日本コカ・コーラ「弊社は事前に把握をしておりません」

   Mrs. GREEN APPLEは6月13日、ボーカルの大森元貴さんの名義で、今回のMVの制作経緯を公式サイトで説明した。発表内では「決して差別的な内容にしたい、悲惨な歴史を肯定するものにしたいという意図はありませんでした」と述べている。

   日本コカ・コーラは、J-CASTニュースの取材にこう答えている。

「コカ・コーラ社はいかなる差別も容認しておらず、今回の事態を遺憾に受け止めております。これは、コカ・コーラ社が大切にしている価値とは異なるものです。本楽曲を使用したすべての広告素材の放映を停止させていただきました。また、ミュージックビデオの内容に関しては、弊社は事前に把握をしておりません」

   企業向けのコミュニケーション研修を行うOffice T代表で、ビジネスマナーに詳しい金森たかこ氏に取材した。そもそも、「遺憾」が辞書でどのように説明されているのかを、金森氏は例示した。

   岩波書店が発行する『広辞苑 第七版』では、「思い通りにいかず心残りなこと。残念。気の毒」との説明だ。

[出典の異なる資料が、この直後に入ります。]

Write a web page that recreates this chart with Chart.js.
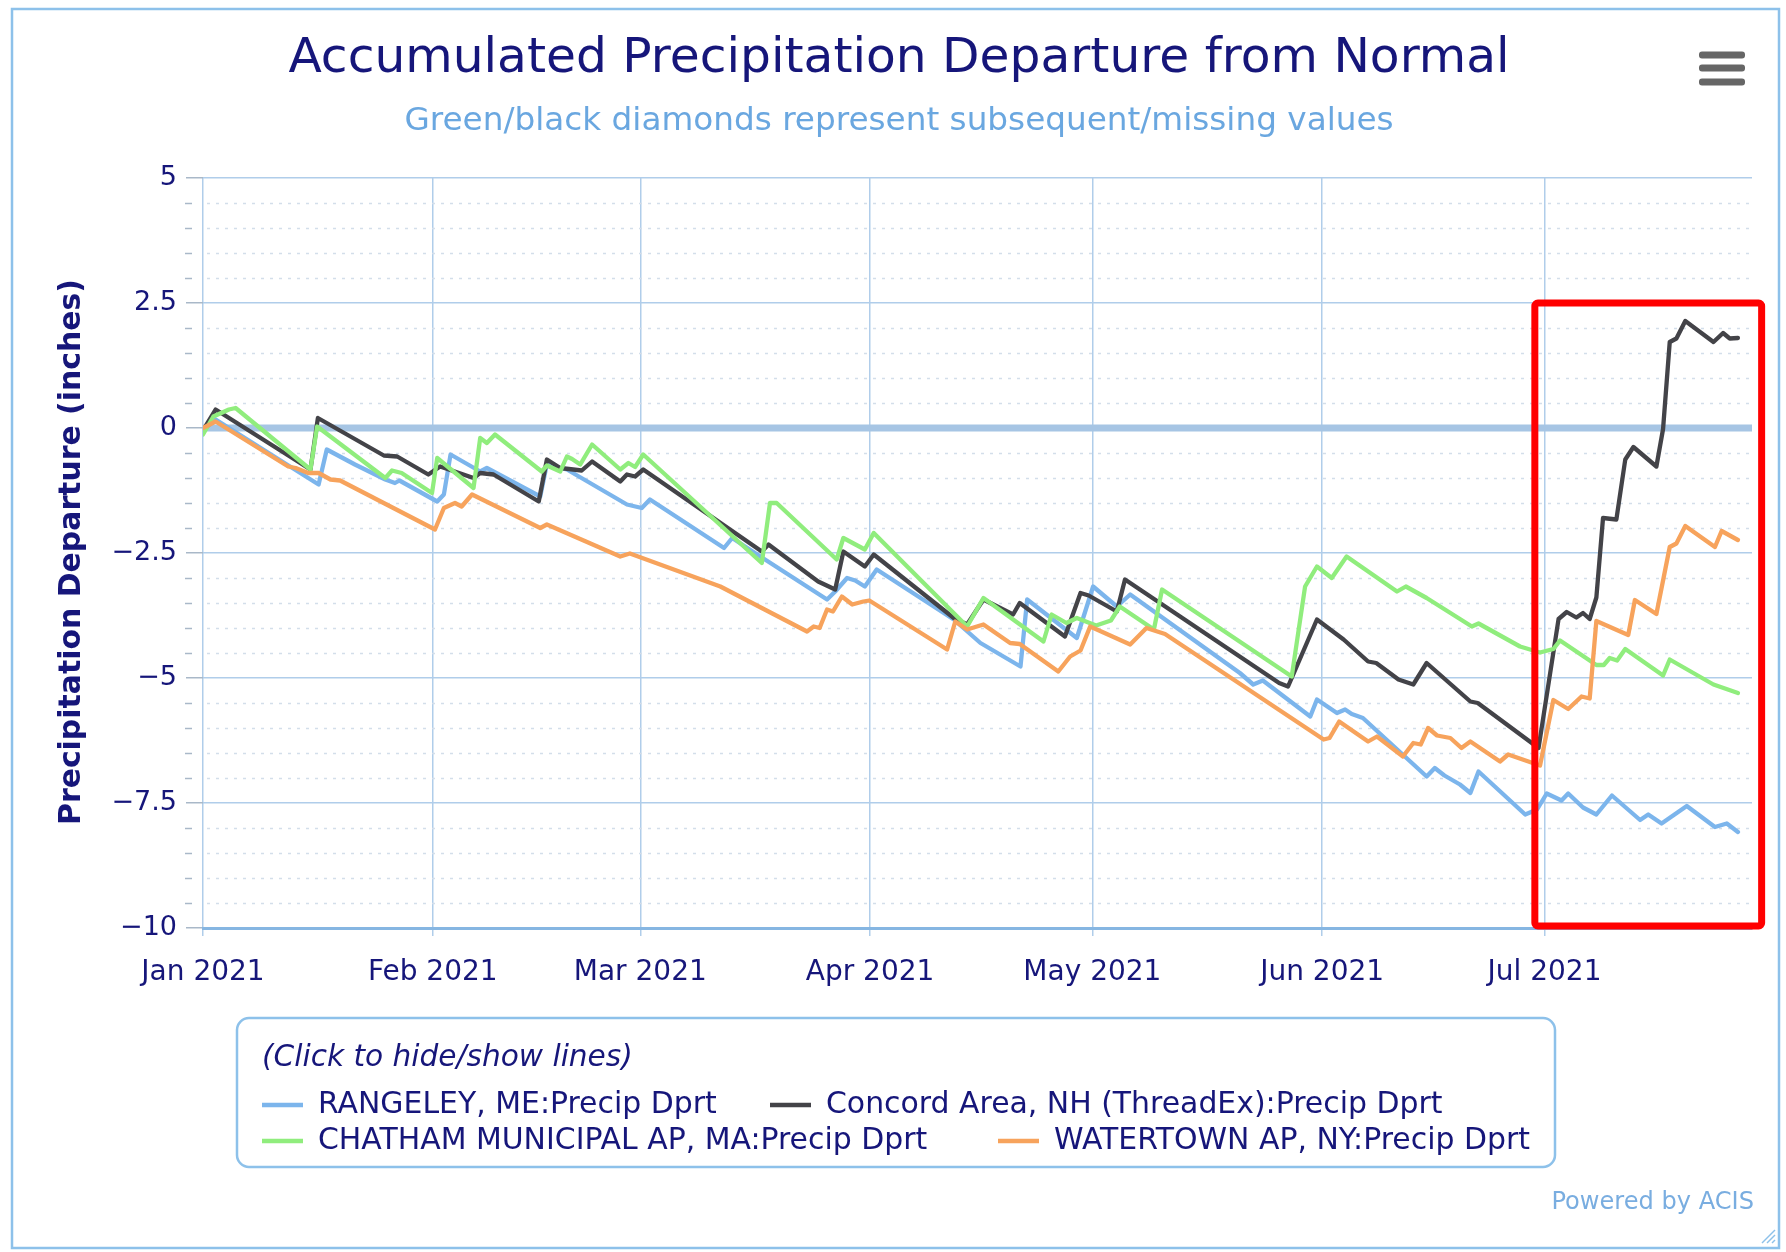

公的な場で、釈明や不満の意を表すときにも用いられると補足している。

   大修館書店が発行する「明鏡国語辞典 第3版」では、「思いどおりにならなくて、心残りなこと。残念」「事柄が不首尾で、到底容認できるものではないさま。よくない。まずい」という2つの説明だ。後者については、「取り返しのつかない行為について言って、相手側には非難の、自分側には釈明の言い方となる。謝罪ではない」とのことだ。

相手を非難する意味も含まれる

   今回の日本コカ・コーラの「遺憾」について、金森氏はこう説明する。思い通りにならなくて残念という気持ちのほか、自分の立場を釈明したり相手を非難する意味も含まれるため、言葉の意味の受け止め方は人によってさまざまだと感じるだろう――。

「『遺憾』という言葉は、『誠に遺憾です』『遺憾ではございますが~』『遺憾の意を示す』など、決まり文句のように使われがちですが、言葉の意味を正しく理解した上で適切に使わないと真意が伝わらない可能性があります」

   一般的に「遺憾」という表現は公的な場で使われることが多い。思い通りの結果を得られずに、自分側の行為に対して「残念だ」「悔しい」という気持ちを表す場合だ。例えば「遺憾に存じます」と使う。一方、相手側の行為に対して非難を表明するときにも使われる。「遺憾の意を表明する」などだ。

   「遺憾」を使ってはいけないケースもある。こちらの不手際で相手に迷惑をかけた、不快な思いをさせた場合など、謝罪すべき場で、謝罪の言葉のかわりには使わない。「申し訳ないという気持ちを伝えたいときは、はっきりとわかる謝罪の言葉で真意を伝える必要があります」と、金森氏は話している。